Anelka, of course, claimed he was merely being “anti-establishment”. And a poll in Le Point magazine revealed that 77 per cent of French people were not offended by the quenelle. “Anybody,” noted Nabila Ramdani in The National, “from schoolchildren to celebrities and politicians, could and did perform (the gesture) during those goofing around moments which are nowadays invariably caught on smart phone cameras.” Ramdani added: “There is absolutely no question that Anelka would condemn the revolting pictures of idiots performing quenelles outside Holocaust memorials, or other sites marking attacks on Jews.“
This so-called “anti-establishmentism” is anti-semitism by another name. It argues, like the Nazis did, that “the Jews” pull the strings, and are bent on promoting their “agenda” in the media – which, naturally, they control. Nobody has the right to racially abuse black players in football these days – nor should they have the right to spread this vile anti-Jewish racism.

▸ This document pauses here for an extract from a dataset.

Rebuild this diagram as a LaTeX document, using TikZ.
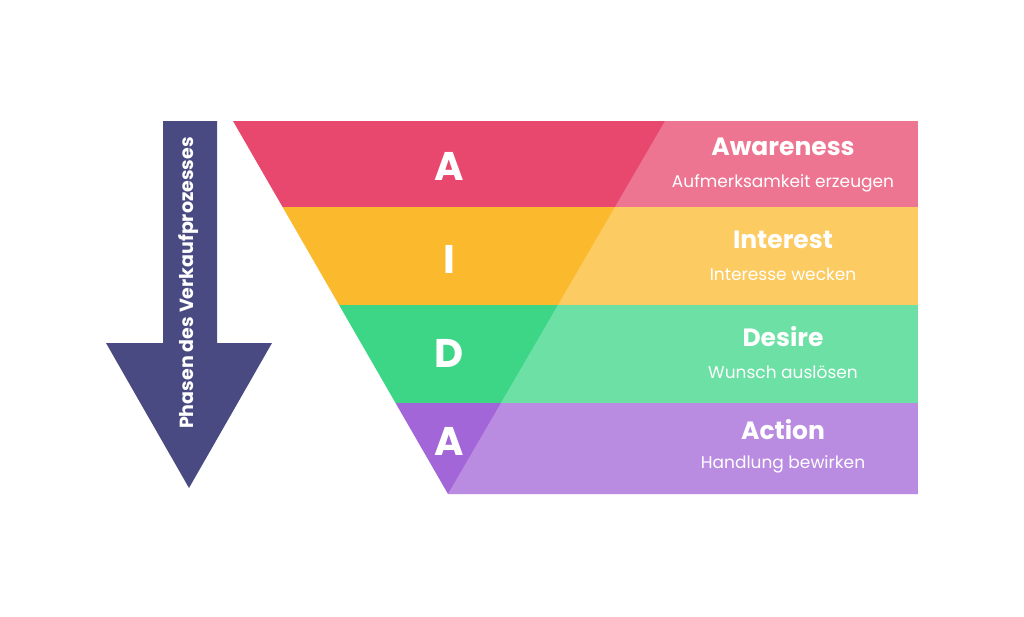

Defenders of freedom of speech should, in my view, never support those who spout, or deliberately provoke, racism. Just as they wouldn’t, I imagine, support those who shout “fire” in a crowded room. Those liberals and progressives who have championed Anelka’s right to use the quenelle are, at best, misguided and, at worst, giving a platform to a conspiracy theory of power which insists that “the Jews” are bent on some grand plan of world domination. They are, in short, flirting with anti-semitism.